Friday’s announcement of an upcoming China-U.S. summit in San Francisco has raised hopes for improved relations between the two nations, strained by Washington’s hawkish containment policies.

The White House has repeatedly referred to China as the nation’s “top competitor” and described competition with China as the “most consequential geopolitical challenge.”

However, the United States has shown little interest in fair competition and more desire to contain and suppress China.

To gain an edge, Washington has launched tariffs and restricted trade in high-tech areas, notably in the semiconductor sectors. It has implemented a “small yard, high fence” strategy and advocated for decoupling and cutting supply chains. The United States has pushed for protectionist “friend-shoring,” launched the restrictive Indo-Pacific Economic Framework and formed the Chip 4 Alliance. This is clearly not healthy competition.

These practices have violated the principles of market economics and fair competition, leading to disruptions in the U.S., Chinese and global economies. For Washington, the words of California Governor Gavin Newsom during his recent visit to China are inspiring: “Divorce is not an option.”

As two major countries, China and the United States cooperate and compete in trade, technology, diplomacy and other areas. But competition must be fair. It should be conducted following widely accepted rules and should not be fixated on undermining the development and legitimate rights and interests of other countries. Both countries need healthy competition that brings out the best in each other, not vicious competition that seeks the other’s demise.

China believes competition should be similar to a running race, with established guidelines and rules, where one can catch up through enhanced performance. In the Olympic Games, athletes aim to exceed their expectations and cannot sabotage or maliciously interfere with their competitors; otherwise, they face disqualification for breaking the rules.

China opposes defining the China-U.S. relationship solely in terms of competition, as competition is not the whole picture of this relationship.

Complementarity far outweighs competition in the economic relationship between the two countries. Last year, the volume of China-U.S. trade reached a record high of roughly 760 billion U.S. dollars. Given the scale of the economic relationship, it is normal for differences and frictions to arise. The right way to deal with them is to find win-win solutions through consultation.

China and the United States have different social systems, but this shouldn’t prevent the two sides from cooperating based on shared interests and need not be the cause of confrontation and rivalry.

In today’s world, the two countries have more, not less, in common.

Preventing conflict and achieving peaceful coexistence should be prioritized. Furthermore, both benefit from each other’s development. Finally, the world gains if China and the United States promote a global recovery following the COVID pandemic, tackle climate change and resolve regional hotspot issues.

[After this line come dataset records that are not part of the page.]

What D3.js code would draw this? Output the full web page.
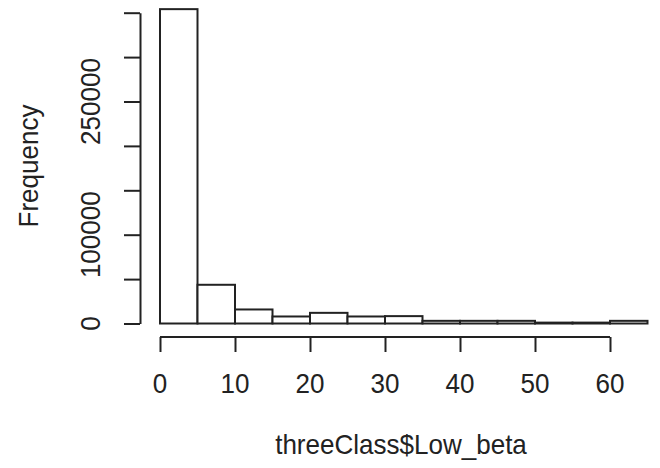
<!DOCTYPE html>
<html>
<head>
<meta charset="utf-8">
<script src="https://cdn.jsdelivr.net/npm/d3@7"></script>
<style>
  body { margin: 0; background: #fff; }
  svg text { font-family: "Liberation Sans", Arial, sans-serif; fill: #222; }
</style>
</head>
<body>
<div id="chart"></div>
<script>
// histogram bins (width 5) and counts
const binStarts = [0, 5, 10, 15, 20, 25, 30, 35, 40, 45, 50, 55, 60];
const binWidth = 5;
const counts = [354000, 43600, 15800, 7900, 12000, 7900, 8300, 3000, 3000, 3000, 1000, 1000, 3000];
const xTicks = [0, 10, 20, 30, 40, 50, 60];
const yTicks = [0, 50000, 100000, 150000, 200000, 250000, 300000, 350000];
const yTickLabels = [0, 100000, 250000];
const xTitle = "threeClass$Low_beta";
const yTitle = "Frequency";

const width = 660, height = 468;
const ink = "#222";

const svg = d3.select("#chart").append("svg")
  .attr("width", width)
  .attr("height", height);

const x = d3.scaleLinear().domain([0, 65]).range([160, 647.5]);
const y = d3.scaleLinear().domain([0, 350000]).range([323.5, 12.7]);

// bars
svg.append("g")
  .selectAll("rect")
  .data(binStarts)
  .join("rect")
  .attr("x", (d) => x(d))
  .attr("y", (d, i) => y(counts[i]))
  .attr("width", (d) => x(d + binWidth) - x(d))
  .attr("height", (d, i) => y(0) - y(counts[i]))
  .attr("fill", "#fff")
  .attr("stroke", ink)
  .attr("stroke-width", 2);

// x axis (R style: line spans first to last tick)
const xAxisY = 337;
const xAxis = svg.append("g")
  .attr("transform", `translate(0,${xAxisY})`)
  .call(d3.axisBottom(x).tickValues(xTicks).tickSize(15).tickFormat(""));
xAxis.select(".domain").remove();
xAxis.selectAll(".tick line").attr("stroke", ink).attr("stroke-width", 2);
xAxis.append("line")
  .attr("x1", x(xTicks[0]))
  .attr("x2", x(xTicks[xTicks.length - 1]))
  .attr("stroke", ink)
  .attr("stroke-width", 2);

svg.append("g")
  .selectAll("text")
  .data(xTicks)
  .join("text")
  .attr("transform", (d) => `translate(${x(d)},393) scale(0.93,1)`)
  .attr("text-anchor", "middle")
  .style("font-size", "28px")
  .text((d) => d);

// y axis
const yAxisX = 140;
const yAxis = svg.append("g")
  .attr("transform", `translate(${yAxisX},0)`)
  .call(d3.axisLeft(y).tickValues(yTicks).tickSize(16).tickSizeOuter(0).tickFormat(""));
yAxis.select(".domain").attr("stroke", ink).attr("stroke-width", 2);
yAxis.selectAll(".tick line").attr("stroke", ink).attr("stroke-width", 2);

svg.append("g")
  .selectAll("text")
  .data(yTickLabels)
  .join("text")
  .attr("transform", (d) => `translate(100,${y(d)}) rotate(-90) scale(0.93,1)`)
  .attr("text-anchor", "middle")
  .style("font-size", "28px")
  .text((d) => d);

// titles
svg.append("text")
  .attr("transform", "translate(401,454) scale(0.93,1)")
  .attr("text-anchor", "middle")
  .style("font-size", "28px")
  .text(xTitle);

svg.append("text")
  .attr("transform", "translate(38,166) rotate(-90) scale(0.93,1)")
  .attr("text-anchor", "middle")
  .style("font-size", "28px")
  .text(yTitle);
</script>
</body>
</html>
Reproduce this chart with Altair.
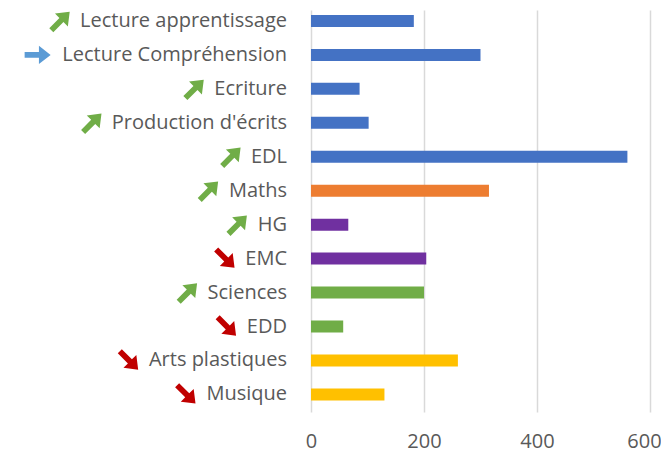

“Peace, the end of poverty worldwide, and environmental sustainability all will benefit enormously from U.S.-China cooperation,” said Jeffrey Sachs, an economics professor and director of the Center for Sustainable Development at Columbia University.

Competition between the two major countries should focus on who can better govern their respective countries and ensure the well-being of their people. It should focus on who can do more to help the world recover from the pandemic, who can provide more public goods to combat climate change, who can offer better solutions to regional hotspot issues, and who can make both countries and the planet — home to eight billion people — safer, more peaceful and more prosperous.

The two countries should strive to solve global problems and lead humanity to a better place.

Whether the two countries will open a new era of human development through cooperation or fall into the abyss of great-power conflict and confrontation is the question of the century. It should be the common aspiration of China and the United States in this new era to go beyond the narrow perspective of one winning and the other losing and pursue the noble goal of humanity winning together.